June 11, 2006


Too young in spirit to be an expert on (mostly) old men’s thoughts, she is, at once, hefty and flighty in mind. She seizes every idea and refuses to let it go until it has been fully digested, taste-tested for quality. She is, however, too kind to reject outright the many uncooked samplings that are sent her way. She likes to hear herself talk about God, yet she is not arrogant. Not at all: she likes that she can talk about God, that she is allowed, that she has allowed herself. The connections fire in her mind like those little Chinese firecrackers on a such a long string: one lights the other, then another. The shortcuts she hastily creates in order to recount what are otherwise entire galaxies of logic, these are always funny: mini-caricatures that ring the truth yet quickly point to their own obvious limitations.
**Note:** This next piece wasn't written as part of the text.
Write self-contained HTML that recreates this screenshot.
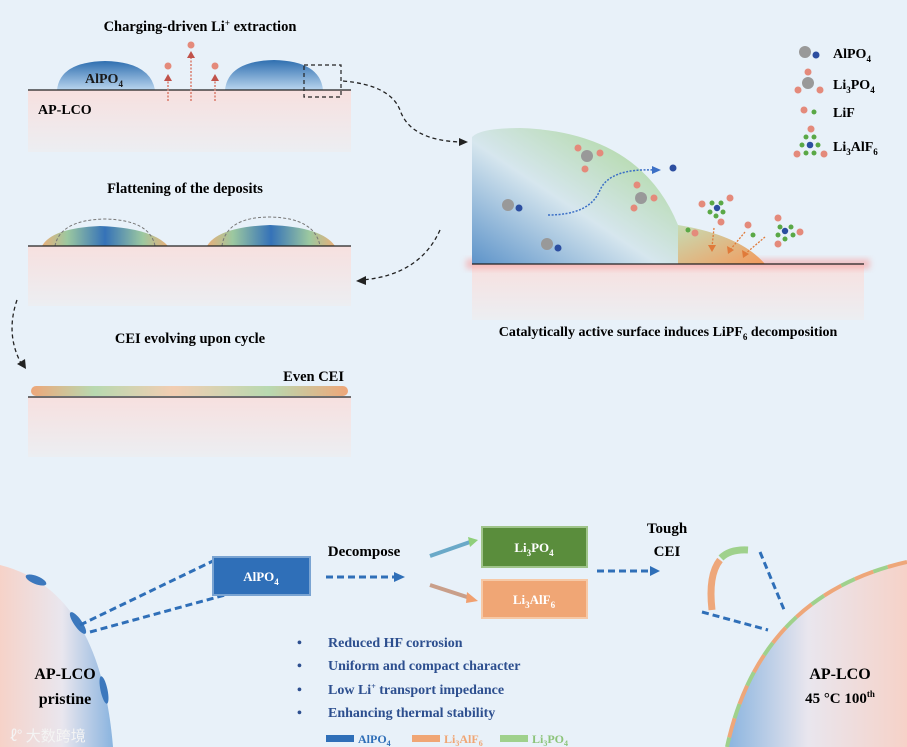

In the same way Oprah slips noticeably from white country-club-speak to you-go-girl jive, her command of the material and its accompanying dignity frequently give way to a casual, stand-up comic routine of theological summary for dummies. Not that the former is charade, but that the latter is comfortable. For an inadequate incarnational theology: “Get down there, son. Put on this flesh!” But soon comes the point, however circuitously arrived, and suddenly the erudition returns. It was never lost, only parked on a siding while the express rolled by. In the end, her theological enterprise is the seismology of several massive tectonic plates, each with its own internal logic and rules. As they float around in her head, she is searching for those workable unions between them that beckon as sweetly as they evade. Unlike many of her peers, especially on her left, she is willing to live with only a few viable connections between these seemingly incongruent worlds. And yet those connections are precious when she discovers them: reciprocal lifelines through which a large enough vision of God is nourished, sustained.